Understanding Molina requires listening to three different witnesses. Each tells the truth, but none tells the whole truth alone.
The first witness is the historian.
A master’s thesis written at the University of North Texas carefully documents the forces that shaped Molina after World War II. It tells of Mexican-American and African-American veterans returning home, searching for affordable places to build lives for their families. It describes unpaved streets, poor drainage, outdoor privies, overcrowded schools, and years of municipal neglect. It explains how discrimination limited opportunity and how Black and Brown residents eventually joined together to demand better schools, paved roads, city services, and political representation.
The thesis is important because it answers the question:
Why did Molina become what it became?
Without understanding those conditions, no honest history of the neighborhood can be written.
The second witness is the documentary.
Unlike the historian, the filmmakers do not begin with statistics or government records. They begin with people.
Neighbors remember delivering newspapers across Villarreal Street and stopping in Hispanic homes to eat warm tortillas. Families recall businesses that became gathering places. Elderly residents remember names, friendships, churches, music, and traditions that no government report could ever preserve.
One of the documentary’s most powerful lessons is that although Villarreal Street often marked where Black and Hispanic families lived, it did not divide their lives. Children crossed it every day. Friends crossed it every day. Families crossed it every day.
The documentary answers a different question:
What did it feel like to live there?
The third witness is memory.
Not memory shaped by decades of research.
Memory shaped by childhood.
I remember a neighborhood where parents refused to let discrimination determine the future of their children.
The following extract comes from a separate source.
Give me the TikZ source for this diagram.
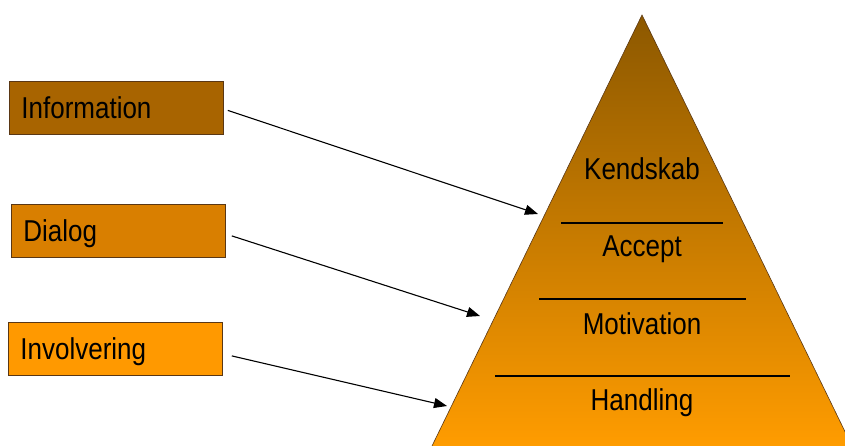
\documentclass[tikz,border=0pt]{standalone}
\usepackage{fontspec}
\setmainfont{Liberation Sans}
\usetikzlibrary{arrows.meta,calc}
\definecolor{cInfo}{RGB}{168,100,0}
\definecolor{cDia}{RGB}{217,127,0}
\definecolor{cInv}{RGB}{255,153,0}
\definecolor{pyTop}{RGB}{140,88,0}
\definecolor{pyBot}{RGB}{255,156,0}
\definecolor{edgeC}{RGB}{90,55,20}
\newcommand{\tallt}[1]{\scalebox{1}[1.16]{#1}}
\begin{document}
\begin{tikzpicture}[x=1pt,y=-1pt,
 box/.style={draw=edgeC, line width=0.8pt, minimum width=214pt, minimum height=53pt,
   inner xsep=11pt, text width=190pt, align=left, anchor=north west,
   text height=22pt, text depth=0pt,
   font=\fontsize{26}{30}\selectfont},
 lbl/.style={font=\fontsize{26}{30}\selectfont, text=black, inner sep=0pt, anchor=base},
 sepline/.style={line width=2.7pt, black},
 conn/.style={-{Triangle[length=13pt,width=10pt]}, line width=1.1pt}]
\useasboundingbox (0,0) rectangle (845,446);
\begin{scope}
\clip (0,0) rectangle (845,446);
\shade[top color=pyTop, bottom color=pyBot]
  (642,15) -- (432,446) -- (852,446) -- cycle;
\draw[edgeC, line width=0.6pt] (432,446) coordinate (bl) -- (642,15) coordinate (apex) -- (852,446) coordinate (br);
\end{scope}
% separators
\draw[sepline] (561,223) coordinate (s1a) -- (723,223) coordinate (s1b);
\draw[sepline] (539,299) coordinate (s2a) -- (746,299) coordinate (s2b);
\draw[sepline] (495,376) coordinate (s3a) -- (790,376) coordinate (s3b);
% labels
\node[lbl] (kend) at (642,180) {\tallt{Kendskab}};
\node[lbl] (acc) at (642,256.5) {\tallt{Accept}};
\node[lbl] (mot) at (642,334) {\tallt{Motivation}};
\node[lbl] (hand) at (642,410) {\tallt{Handling}};
% boxes
\node[box, fill=cInfo] (info) at (9,81) {\tallt{Information}};
\node[box, fill=cDia] (dia) at (11,204) {\tallt{Dialog}};
\node[box, fill=cInv] (inv) at (8,322) {\tallt{Involvering}};
% arrow targets on pyramid edge
\coordinate (t1) at (538,214);
\coordinate (t2) at (480,316);
\coordinate (t3) at (447,406);
\draw[conn] ($(info.east)+(4,2.5)$) -- (t1);
\draw[conn] ($(dia.east)+(6,5)$) -- (t2);
\draw[conn] ($(inv.east)+(9,7)$) -- (t3);
\end{tikzpicture}
\end{document}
When other Little Leagues excluded them, Black and Mexican-American parents built their own field. They did not wait for permission. They did not ask others to solve the problem. They picked up hammers, shovels, and determination, and created opportunity with their own hands.
I remember my father working with others to improve the community, believing that change came not from speeches alone but from neighbors standing together.
I remember a neighborhood where hardship existed, but hardship never became our identity.
Today, visitors may recognize Molina because of the Selena mural that honors one of Corpus Christi’s most beloved daughters. That mural is more than public art. It reminds us that Molina has always produced people whose influence reached far beyond the neighborhood’s boundaries.
There is a temptation in writing history to simplify.
Some writers reduce neighborhoods like Molina to poverty.
Others reduce them to political movements.
Still others remember only crime or struggle.
Each contains a measure of truth.
None tells the whole story.
Molina was poor.
Molina faced discrimination.
Molina struggled for equal schools, better streets, and political representation.
Those facts deserve to be remembered.
But they are not why those of us who grew up there still say with pride,
“Soy de Molina.”
We remember parents who sacrificed for their children.
Veterans who returned from war and built homes with their own hands.
Teachers who expected more from students than the world expected from them.
Neighbors who watched over one another.
Black and Brown families who discovered they had more in common than those outside the neighborhood ever imagined.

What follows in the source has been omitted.